Land & Rural Development Performance Evaluation – Colombia

USAID’s Land and Rural Development Program helped the Government of Colombia (GoC) improve its ability to resolve the many complicated land issues that must be resolved to achieve a lasting peace.

I was hired as an evaluation specialist to conduct a mid-term performance evaluation with a team of evaluators. This included a six week data collection process with approximately 1500 household surveys, 100 stakeholder surveys, 65 key informant interviews and 10 focus group discussions. I worked on the development of these surveys, led in-country data collection efforts and managed the development of the final report.

Design Report

Final Report

Program Components & Objectives

  1. Restitution Component: Improve capacity of the GOC at the regional and national levels to restitute lands to victims of conflict.
  2. Formalization Component: Improve capacity of regional and national GOC institutions to formalize rural property rights and to allocate public lands (baldíos).
  3. Rural Development Component: Improve capacity of regional and national government entities to mobilize and execute public resources for rural public goods.
  4. Information Sharing and Management Component: Improve information available and efficiently used to deliver land rights services.

Colombian Context

After four years of intense negotiations between the GOC and the FARC, both parties signed a peace accord in the final months of 2016 with the intent of ending more than 50 years of civil war.
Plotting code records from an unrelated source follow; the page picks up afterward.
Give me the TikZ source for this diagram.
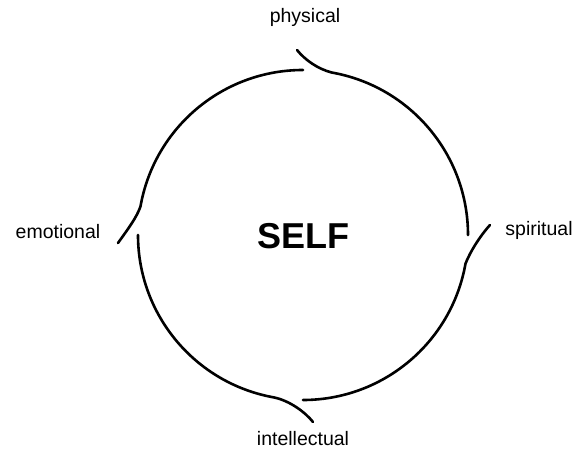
\documentclass[tikz,border=0pt]{standalone}
\usepackage{fontspec}
\setmainfont{Liberation Sans}
\begin{document}
\begin{tikzpicture}[x=1pt,y=1pt,
  stroke/.style={line width=2.6pt, line cap=round, line join=round, black},
  lbl/.style={font=\fontsize{19.5}{20}\selectfont, inner sep=0pt}]
\useasboundingbox (0,0) rectangle (576,453);
\coordinate (c) at (303,218);
% labels
\node[lbl] (phys) at (305,436) {physical};
\node[lbl] (emo) at (58,221) {emotional};
\node[lbl] (spir) at (539,223) {spiritual};
\node[lbl] (intel) at (303,14) {intellectual};
\node[font=\fontsize{36}{36}\selectfont\bfseries, inner sep=0pt] (self) at (303,217) {SELF};
% tails start coordinates
\coordinate (ta) at (118,210);
\coordinate (tb) at (297,403);
\coordinate (tc) at (490,228);
\coordinate (td) at (313,31);
% strokes
\draw[stroke] (ta) .. controls (128,224) and (137,236) .. ([shift={(170:165)}]c) arc[start angle=170, end angle=90, radius=165];
\draw[stroke] (tb) .. controls (305,393) and (318,384) .. ([shift={(80:165)}]c) arc[start angle=80, end angle=0, radius=165];
\draw[stroke] (tc) .. controls (480,217) and (470,201) .. ([shift={(-10:165)}]c) arc[start angle=-10, end angle=-90, radius=165];
\draw[stroke] (td) .. controls (305,41) and (290,52) .. ([shift={(-100:165)}]c) arc[start angle=-100, end angle=-180, radius=165];
\end{tikzpicture}
\end{document}
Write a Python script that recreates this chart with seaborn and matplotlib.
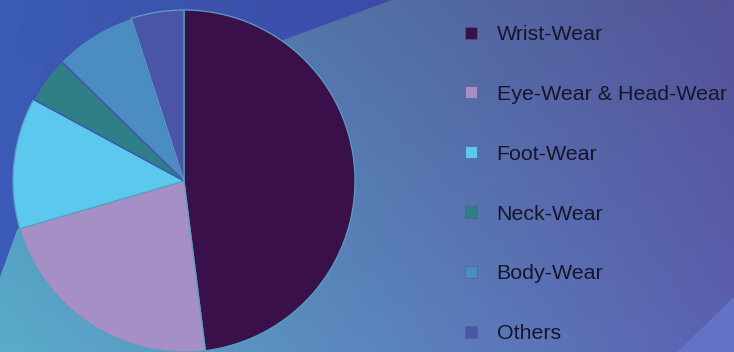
import numpy as np
import matplotlib
matplotlib.use("Agg")
import matplotlib.pyplot as plt
from matplotlib.path import Path
from matplotlib.patches import PathPatch, Polygon
from matplotlib.lines import Line2D
import seaborn as sns

# ---- data ----
categories = ["Wrist-Wear", "Eye-Wear & Head-Wear", "Foot-Wear",
              "Neck-Wear", "Body-Wear", "Others"]
shares = [48.0, 22.5, 12.4, 4.4, 7.7, 5.0]
slice_colors = ["#3a104a", "#a58fc5", "#5cc8ee", "#2e8086", "#4b8cc3", "#4b55a8"]

sns.set_theme(style="white")
plt.rcParams["font.family"] = ["Liberation Sans", "DejaVu Sans"]

W, H = 734, 352
fig = plt.figure(figsize=(W / 100, H / 100), dpi=100)

# ---- background ----
bg = fig.add_axes([0, 0, 1, 1])
bg.set_xlim(0, W)
bg.set_ylim(H, 0)
bg.axis("off")

xs = np.linspace(0, 1, 200)
ys = np.linspace(0, 1, 100)
X, Y = np.meshgrid(xs, ys)

def bilinear(tl, tr, bl, br):
    tl, tr, bl, br = [np.array(c, float)[None, None, :] / 255 for c in (tl, tr, bl, br)]
    Xe, Ye = X[..., None], Y[..., None]
    top = tl * (1 - Xe) + tr * Xe
    bot = bl * (1 - Xe) + br * Xe
    return np.clip(top * (1 - Ye) + bot * Ye, 0, 1)

dark = bilinear((58, 92, 178), (64, 60, 158), (62, 90, 188), (70, 70, 170))
bg.imshow(dark, extent=(0, W, H, 0), aspect="auto", interpolation="bilinear", zorder=0)

light = bilinear((80, 140, 180), (84, 82, 152), (90, 172, 202), (92, 96, 178))
im = bg.imshow(light, extent=(0, W, H, 0), aspect="auto", interpolation="bilinear", zorder=1)
boundary = [(392, 0), (283, 40), (200, 80), (120, 130), (60, 180), (17, 230), (0, 277),
            (0, H), (W, H), (W, 0), (392, 0)]
clip = PathPatch(Path(boundary), transform=bg.transData, facecolor="none", edgecolor="none")
bg.add_patch(clip)
im.set_clip_path(clip)

bg.add_patch(Polygon([(677, H), (W, 297), (W, H)], closed=True,
                     facecolor="#6272c6", edgecolor="none", zorder=2))

# ---- pie ----
pal = sns.color_palette(slice_colors)
ax = fig.add_axes([13 / W, 0, 342 / W, 342 / H])
wedges, _ = ax.pie(shares, colors=pal, startangle=90, counterclock=False, radius=1,
                   wedgeprops=dict(edgecolor="#5a9ec0", linewidth=0.9))
# thin background-coloured seams on the small upper-left slices
for w in wedges[3:5]:
    w.set_edgecolor("#3f55b0")
    w.set_linewidth(1.0)
ax.set_xlim(-1, 1)
ax.set_ylim(-1, 1)
ax.set_aspect("equal")
ax.axis("off")

# ---- legend ----
handles = [Line2D([0], [0], marker="s", linestyle="none", markersize=8.6,
                  markerfacecolor=c, markeredgecolor="#555a8a", markeredgewidth=0.4)
           for c in pal]
leg = fig.legend(handles, categories, loc="upper left",
                 bbox_to_anchor=(462 / W, 1 - 25 / H), frameon=False,
                 fontsize=15.4, labelspacing=1.91, handlelength=0.8,
                 handletextpad=0.82, borderpad=0, borderaxespad=0)
for t in leg.get_texts():
    t.set_color("#16162a")

fig.savefig("out.png", dpi=100)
Although several controversies swirled around the final terms of the agreement, they did not center on the agreement’s commitments to strengthen land tenure security and rural livelihoods, giving the program significant latitude to continue collaborating with the GOC to facilitate land restitution, strengthen smallholder land rights, and mobilize the provision of public goods and services in historically neglected rural areas—and thereby create the conditions for sustaining peace.